## START

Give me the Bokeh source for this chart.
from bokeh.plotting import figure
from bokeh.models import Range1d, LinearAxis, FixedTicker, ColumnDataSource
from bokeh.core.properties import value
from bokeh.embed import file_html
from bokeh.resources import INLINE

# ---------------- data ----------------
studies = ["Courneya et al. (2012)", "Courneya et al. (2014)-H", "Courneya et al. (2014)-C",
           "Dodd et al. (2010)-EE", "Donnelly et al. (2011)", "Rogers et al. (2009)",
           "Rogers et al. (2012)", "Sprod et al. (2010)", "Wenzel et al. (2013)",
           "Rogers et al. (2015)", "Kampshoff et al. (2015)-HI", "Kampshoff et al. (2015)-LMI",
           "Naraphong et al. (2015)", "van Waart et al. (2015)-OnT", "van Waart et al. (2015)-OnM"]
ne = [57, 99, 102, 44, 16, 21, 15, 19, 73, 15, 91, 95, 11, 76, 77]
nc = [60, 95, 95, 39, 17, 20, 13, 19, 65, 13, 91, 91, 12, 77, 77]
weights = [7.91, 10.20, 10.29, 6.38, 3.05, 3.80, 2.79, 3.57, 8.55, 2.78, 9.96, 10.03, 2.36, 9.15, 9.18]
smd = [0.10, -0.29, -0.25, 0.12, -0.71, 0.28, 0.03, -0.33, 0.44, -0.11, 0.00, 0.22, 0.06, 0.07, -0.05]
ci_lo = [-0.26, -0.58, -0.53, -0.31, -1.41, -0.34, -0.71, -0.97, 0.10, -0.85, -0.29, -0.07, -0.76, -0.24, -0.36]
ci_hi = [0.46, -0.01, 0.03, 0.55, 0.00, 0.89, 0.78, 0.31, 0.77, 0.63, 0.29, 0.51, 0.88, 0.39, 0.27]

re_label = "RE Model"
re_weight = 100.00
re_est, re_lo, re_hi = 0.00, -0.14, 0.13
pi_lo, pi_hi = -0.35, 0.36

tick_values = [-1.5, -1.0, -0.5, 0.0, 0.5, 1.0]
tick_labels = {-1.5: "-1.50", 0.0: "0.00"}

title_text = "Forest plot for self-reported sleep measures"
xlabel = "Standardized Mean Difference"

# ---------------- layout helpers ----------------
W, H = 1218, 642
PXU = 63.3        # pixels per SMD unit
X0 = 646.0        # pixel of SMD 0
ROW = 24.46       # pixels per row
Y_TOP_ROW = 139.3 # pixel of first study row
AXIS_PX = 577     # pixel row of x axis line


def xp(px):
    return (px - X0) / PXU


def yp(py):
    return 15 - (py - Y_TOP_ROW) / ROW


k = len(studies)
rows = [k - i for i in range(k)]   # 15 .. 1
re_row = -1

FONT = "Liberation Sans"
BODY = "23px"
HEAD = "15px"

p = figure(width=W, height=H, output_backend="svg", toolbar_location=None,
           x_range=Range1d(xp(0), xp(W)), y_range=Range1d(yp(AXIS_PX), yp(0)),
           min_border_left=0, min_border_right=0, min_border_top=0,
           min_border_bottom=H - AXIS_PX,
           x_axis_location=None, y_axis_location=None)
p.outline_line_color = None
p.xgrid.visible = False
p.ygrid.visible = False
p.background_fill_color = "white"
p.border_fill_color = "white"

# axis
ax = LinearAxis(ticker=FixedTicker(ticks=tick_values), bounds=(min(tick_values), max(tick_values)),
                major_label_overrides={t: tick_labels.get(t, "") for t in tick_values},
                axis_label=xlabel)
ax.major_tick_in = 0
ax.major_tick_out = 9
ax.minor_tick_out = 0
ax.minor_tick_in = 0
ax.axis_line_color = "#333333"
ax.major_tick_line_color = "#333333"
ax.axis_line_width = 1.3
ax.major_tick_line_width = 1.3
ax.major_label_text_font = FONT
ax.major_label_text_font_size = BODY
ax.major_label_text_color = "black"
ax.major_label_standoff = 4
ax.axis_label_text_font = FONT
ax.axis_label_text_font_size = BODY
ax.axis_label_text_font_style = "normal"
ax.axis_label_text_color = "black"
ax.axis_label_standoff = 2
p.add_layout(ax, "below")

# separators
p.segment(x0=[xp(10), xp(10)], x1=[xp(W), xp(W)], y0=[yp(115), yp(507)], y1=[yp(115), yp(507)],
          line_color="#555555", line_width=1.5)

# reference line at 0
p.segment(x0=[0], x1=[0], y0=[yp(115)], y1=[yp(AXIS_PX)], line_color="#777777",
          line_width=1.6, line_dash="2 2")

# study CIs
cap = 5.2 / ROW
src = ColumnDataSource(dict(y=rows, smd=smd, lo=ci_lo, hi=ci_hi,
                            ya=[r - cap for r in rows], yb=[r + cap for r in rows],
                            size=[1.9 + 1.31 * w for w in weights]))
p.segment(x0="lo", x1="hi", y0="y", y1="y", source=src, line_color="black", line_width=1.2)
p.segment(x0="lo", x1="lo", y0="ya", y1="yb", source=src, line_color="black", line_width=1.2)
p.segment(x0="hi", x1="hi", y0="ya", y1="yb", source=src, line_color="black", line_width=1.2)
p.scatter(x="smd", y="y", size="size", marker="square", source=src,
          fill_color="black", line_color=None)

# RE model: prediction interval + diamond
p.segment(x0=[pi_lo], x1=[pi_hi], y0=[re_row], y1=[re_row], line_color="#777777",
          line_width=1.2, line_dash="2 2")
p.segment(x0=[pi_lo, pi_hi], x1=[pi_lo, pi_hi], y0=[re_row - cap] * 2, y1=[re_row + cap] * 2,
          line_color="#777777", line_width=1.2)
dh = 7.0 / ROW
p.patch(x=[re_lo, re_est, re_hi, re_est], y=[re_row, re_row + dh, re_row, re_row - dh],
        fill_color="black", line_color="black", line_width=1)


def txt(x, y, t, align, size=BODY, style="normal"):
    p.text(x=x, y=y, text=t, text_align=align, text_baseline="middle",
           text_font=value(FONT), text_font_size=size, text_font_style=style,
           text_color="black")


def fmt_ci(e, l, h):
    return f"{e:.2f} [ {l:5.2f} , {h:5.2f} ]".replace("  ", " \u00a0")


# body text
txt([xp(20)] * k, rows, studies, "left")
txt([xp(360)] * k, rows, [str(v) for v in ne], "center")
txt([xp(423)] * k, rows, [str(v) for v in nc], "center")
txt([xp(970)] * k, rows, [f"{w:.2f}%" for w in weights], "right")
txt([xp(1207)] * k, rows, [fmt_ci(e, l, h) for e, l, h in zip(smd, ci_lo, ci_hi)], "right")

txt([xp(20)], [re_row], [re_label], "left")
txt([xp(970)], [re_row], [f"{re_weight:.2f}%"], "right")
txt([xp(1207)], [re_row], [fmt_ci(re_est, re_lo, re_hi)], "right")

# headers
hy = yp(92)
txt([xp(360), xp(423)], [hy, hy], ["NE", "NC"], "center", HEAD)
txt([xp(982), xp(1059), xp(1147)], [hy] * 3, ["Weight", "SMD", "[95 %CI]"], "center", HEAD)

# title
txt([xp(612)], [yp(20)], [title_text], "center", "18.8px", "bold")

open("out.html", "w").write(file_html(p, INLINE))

## END

Instructions for the task:
Starting at the first line of the data above, please restate word for word every line up to and including the one that holds "from bokeh.resources import INLINE", and add nothing else.

Task solution:
Give me the Bokeh source for this chart.
from bokeh.plotting import figure
from bokeh.models import Range1d, LinearAxis, FixedTicker, ColumnDataSource
from bokeh.core.properties import value
from bokeh.embed import file_html
from bokeh.resources import INLINE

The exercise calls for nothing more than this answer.